Retype only what runs from the first line of the listing to the line holding "60, 65, 70];", both included. Do not retype the pictures.
-- start GIVEN MATERIAL --
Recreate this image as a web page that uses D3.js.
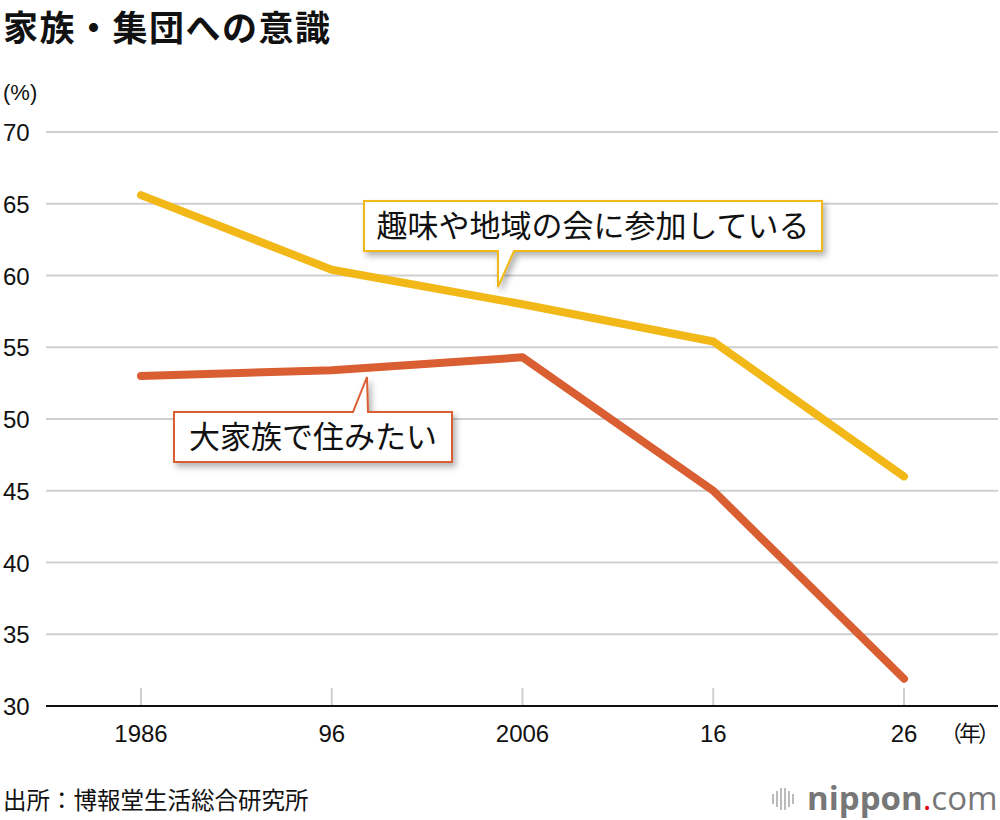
<!DOCTYPE html>
<html>
<head>
<meta charset="utf-8">
<script src="https://cdn.jsdelivr.net/npm/d3@7"></script>
<style>
  body { margin: 0; background: #fff; }
  svg { display: block; font-family: "Noto Sans CJK JP", "Noto Sans", sans-serif; }
</style>
</head>
<body>
<div id="chart"></div>
<script>
const years = ["1986", "96", "2006", "16", "26"];
const hobby = [65.6, 60.4, 58.0, 55.4, 46.0];     // 趣味や地域の会に参加している
const bigFamily = [53.0, 53.4, 54.3, 45.0, 31.9]; // 大家族で住みたい
const yTicks = [30, 35, 40, 45, 50, 55, 60, 65, 70];

const width = 1000, height = 820;
const yellow = "#f2b818", orange = "#d95f33";
const numFont = "'Liberation Sans', Arial, sans-serif";

const svg = d3.select("#chart").append("svg")
  .attr("width", width).attr("height", height);

const defs = svg.append("defs");
const f = defs.append("filter").attr("id", "shadow")
  .attr("x", "-10%").attr("y", "-30%").attr("width", "130%").attr("height", "170%");
f.append("feDropShadow").attr("dx", 3).attr("dy", 4).attr("stdDeviation", 3)
  .attr("flood-color", "#000").attr("flood-opacity", 0.3);

const x = d3.scalePoint().domain(years).range([141, 904]);
const y = d3.scaleLinear().domain([30, 70]).range([706, 132]);

// title
svg.append("text").attr("x", 3).attr("y", 41)
  .attr("font-size", 35).attr("font-weight", "bold").attr("fill", "#111")
  .attr("letter-spacing", 1.5)
  .text("家族・集団への意識");
svg.append("text").attr("x", 3).attr("y", 100)
  .attr("font-size", 22).attr("fill", "#111").attr("font-family", numFont).text("(%)");

// grid
svg.append("g").selectAll("line").data(yTicks.filter(d => d > 30)).join("line")
  .attr("x1", 46).attr("x2", 998)
  .attr("y1", d => y(d)).attr("y2", d => y(d))
  .attr("stroke", "#cfcfcf").attr("stroke-width", 2);

svg.append("g").selectAll("text").data(yTicks).join("text")
  .attr("x", 3).attr("y", d => y(d) + 9)
  .attr("font-size", 24).attr("fill", "#111")
  .attr("font-family", numFont)
  .text(d => d);

// x ticks
svg.append("g").selectAll("line").data(years).join("line")
  .attr("x1", d => x(d)).attr("x2", d => x(d))
  .attr("y1", 688).attr("y2", y(30))
  .attr("stroke", "#cfcfcf").attr("stroke-width", 2);

svg.append("line").attr("x1", 46).attr("x2", 998)
  .attr("y1", y(30)).attr("y2", y(30))
  .attr("stroke", "#111").attr("stroke-width", 2);

svg.append("g").selectAll("text").data(years).join("text")
  .attr("x", d => x(d)).attr("y", 742).attr("text-anchor", "middle")
  .attr("font-size", 24).attr("fill", "#111")
  .attr("font-family", numFont)
  .text(d => d);
svg.append("text").attr("x", 997).attr("y", 741).attr("text-anchor", "end")
  .attr("font-size", 22).attr("fill", "#111").attr("letter-spacing", -3).text("（年）");

// lines
const line = d3.line().x((d, i) => x(years[i])).y(d => y(d));
[[hobby, yellow], [bigFamily, orange]].forEach(([data, c]) => {
  svg.append("path").datum(data).attr("d", line)
    .attr("fill", "none").attr("stroke", c).attr("stroke-width", 8)
    .attr("stroke-linecap", "round").attr("stroke-linejoin", "round");
});

// callouts
function callout(bx, by, bw, bh, pts, color, label) {
  const g = svg.append("g");
  const x2 = bx + bw, y2 = by + bh;
  let p;
  if (pts.down) {
    p = `M${bx},${by}H${x2}V${y2}H${pts.b2}L${pts.ax},${pts.ay}L${pts.b1},${y2}H${bx}Z`;
  } else {
    p = `M${bx},${by}H${pts.b1}L${pts.ax},${pts.ay}L${pts.b2},${by}H${x2}V${y2}H${bx}Z`;
  }
  g.append("path").attr("d", p).attr("fill", "#fff")
    .attr("stroke", color).attr("stroke-width", 2).attr("filter", "url(#shadow)");
  g.append("text").attr("x", bx + bw / 2).attr("y", by + bh / 2 + 11)
    .attr("text-anchor", "middle").attr("font-size", 31).attr("fill", "#111")
    .text(label);
}
callout(364, 201, 458, 50, { down: true, b1: 498, b2: 514, ax: 498, ay: 287 }, yellow, "趣味や地域の会に参加している");
callout(174, 412, 278, 50, { down: false, b1: 353, b2: 368, ax: 367, ay: 377 }, orange, "大家族で住みたい");

// footer
svg.append("text").attr("x", 3).attr("y", 809)
  .attr("font-size", 23.5).attr("fill", "#111").text("出所：博報堂生活総合研究所");

const logo = svg.append("g").attr("transform", "translate(772,0)");
[0, 4, 8, 12, 16, 20].forEach((dx, i) => {
  const h = [10, 16, 22, 22, 16, 10][i];
  logo.append("rect").attr("x", dx).attr("y", 799 - h / 2).attr("width", 2).attr("height", h)
    .attr("fill", "#bbb");
});
const lt = svg.append("text").attr("x", 807).attr("y", 810)
  .attr("font-size", 33).attr("font-family", "'Open Sans', sans-serif").attr("fill", "#777");
lt.append("tspan").attr("font-weight", "bold").text("nippon");
lt.append("tspan").attr("fill", "#e60012").text(".");
lt.append("tspan").text("com");
</script>
</body>
</html>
-- end GIVEN MATERIAL --
▶ FINAL ANSWER:
Recreate this image as a web page that uses D3.js.
<!DOCTYPE html>
<html>
<head>
<meta charset="utf-8">
<script src="https://cdn.jsdelivr.net/npm/d3@7"></script>
<style>
  body { margin: 0; background: #fff; }
  svg { display: block; font-family: "Noto Sans CJK JP", "Noto Sans", sans-serif; }
</style>
</head>
<body>
<div id="chart"></div>
<script>
const years = ["1986", "96", "2006", "16", "26"];
const hobby = [65.6, 60.4, 58.0, 55.4, 46.0];     // 趣味や地域の会に参加している
const bigFamily = [53.0, 53.4, 54.3, 45.0, 31.9]; // 大家族で住みたい
const yTicks = [30, 35, 40, 45, 50, 55, 60, 65, 70];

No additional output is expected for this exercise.